HSBC’s Maldonado: Not everything is overvalued

By Francis Nikolai Acosta

Added 10th January 2017

It doesn’t make sense to say price-to-earnings ratios are high today compared to historical data, said Bill Maldonado, HSBC Global Asset Management’s APAC chief investment officer.

HSBC’s Maldonado: Not everything is overvalued

Bill Maldonado, HSBC Global Asset Management

“We don’t subscribe to this view [on valuations]. The way that this argument is most often made is through things like price-to-earnings ratios and CAPE [cyclically adjusted price-to-earnings] ratios,” Maldonado, who is also the firm’s global CIO for equities, said during a media briefing on Monday.

These ratios are compared to historical data to make the argument that things have become more expensive.
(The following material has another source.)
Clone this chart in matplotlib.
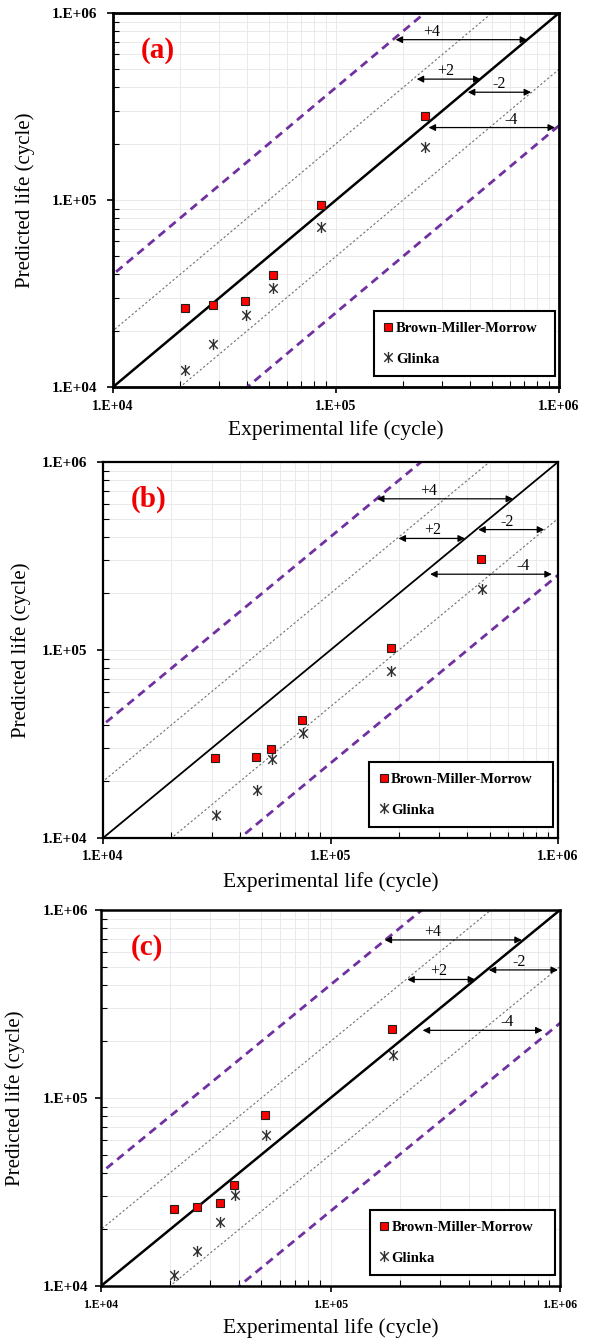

However, conditions now have become very different to what they were like years ago.

“Growth was very different, inflation was very different, interest rates were very different… so it doesn’t make sense to say the ratio is high compared to another time.”

He also described the process as a piecemeal way of making relative judgments between asset classes. Using CAPE ratios for equities and yield data for bonds and then comparing the asset classes is like comparing apples with pears, he said.

According to him, there needs to be an understanding of the current growth and inflation environment and the policy regime the world is likely to face. Only then think hard about the valuation position of each asset class to understand the implied odds that the market has to offer.

"Although we worry about geopolitical events, in the long run, they have much less of an impact than you would have imagined"

Based on the firm’s implied returns model, which compares expected risk premia and expected volatility, asset classes that are expensive and may have zero or negative expected returns over the next five-to-ten years include developed government bonds, which the firm is underweight, he said.

Those that offer value include emerging market equities, particularly Asian equities, emerging market debt, global high yield and US high yield, Maldonado said, adding that the firm is overweight these asset classes.

Although Maldonado may have painted a more positive view of the world, he noted that the firm is forecasting average returns that are very modest.

For example, the firm’s average return for Asian equities is only around 6-7%, which is very modest compared to a decade ago, when average returns were double digits.

“Because of the environment we have been living in – low growth, low inflation, low interest rates, returns are also very compressed,” he said.

Managing risk expectations

Maldonado said that investors should not be overconcerned about geopolitical events such as the election of Donald Trump in the US and the Brexit vote in Europe.

In his presentation, Maldonado showed different unexpected events over the last 11 years, such as the collapse of the Lehman Brothers, Japan's nuclear disaster, nuclear missile testing in North Korea, the rise of Isis and the Russian financial crisis. “Imagine you were back in 2005, and I told you all the things that are going to happen in the next 10 years or so. That all sorts of nasty things are going to happen. What would you have done?”

People who did not invest in risk assets back then would have missed out on investment opportunities, he said, showing that the performance of the S&P 500 Total Return Index has more than doubled over the period while the MSCI ACWI Total Return Index increased by around 50%.

“Although we worry about geopolitical events, in the long run, they have much less of an impact than you would have imagined,” he said. “The market is pretty good at absorbing them.”